CO₂ is the most abundant greenhouse gas, and its global emissions have been steadily increasing. Some industries, however, are difficult to electrify because CO₂ emissions are intrinsic to the process. In such cases, CO₂ can be selectively captured from flue gases or air.
K₂CO₃ has interesting properties that match some of these requirements. CO₂ and H₂O co-adsorb onto K₂CO₃ forming KHCO₃. K₂CO₃ is an abundant material that makes it cheap. Limitations of using K₂CO₃ as a CO₂ sorbent are high regeneration energies and slow adsorption and desorption kinetics. In a conventional CCU process, KHCO₃ is heated to 120-200°C to regenerate the sorbent. However, an alternative approach for the desorption step using plasma can be implemented. Because a plasma can simultaneously desorb and chemically activate CO₂, both processes can be carried out in the same unit operation via integrated carbon capture and utilization.
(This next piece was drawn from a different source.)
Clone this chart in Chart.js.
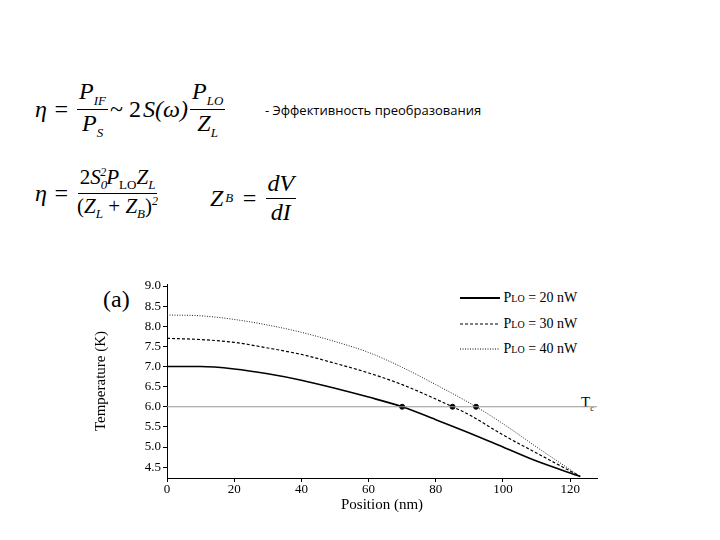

In this study, researchers investigated plasma-assisted decomposition of KHCO₃ in a dielectric barrier discharge reactor. In the XRD patterns of the spent sample, peaks that are assigned to K₂CO₃ can be observed. In the FTIR spectra of the gaseous products, only peaks for CO₂, CO, and H₂O are observed. Additionally, H₂ and O₂ were detected by the GC. The carbon balance was 99.8% ± 0.1%.
When a coolant flow at 10°C is applied, no significant decomposition of KHCO₃ occurs. Without a coolant flow, 95% of KHCO₃ has been decomposed within one hour. This suggests that the thermal effect induced by plasma heating is the dominating mechanism for KHCO₃ decomposition. COₓ production occurs only if a reactor surface temperature above 110°C has been reached, where thermal decomposition of KHCO₃ can occur.
At higher plasma power, the time required for complete KHCO₃ conversion decreases. Doubling the power from 21 to 42 W reduced the desorption time from 72 to 33 min, while energy consumption remained nearly constant at approximately 125 GJ·t⁻¹ COₓ. CO₂ conversion decreased from 9.0% ± 0.2% at 21 W to 2.0% ± 0.1% at 42 W. The maximum conversion and energy efficiency obtained were 9.0% ± 0.2% at 3.1% ± 0.1% respectively, with a syngas ratio of 0.35 ± 0.01.
The energy consumption for decomposition is more than one order of magnitude higher compared to the thermal approach reported in the literature. The study notes that the syngas ratio achieved is 0.46, which is much lower than the ideal ratio required for applications like methanol synthesis.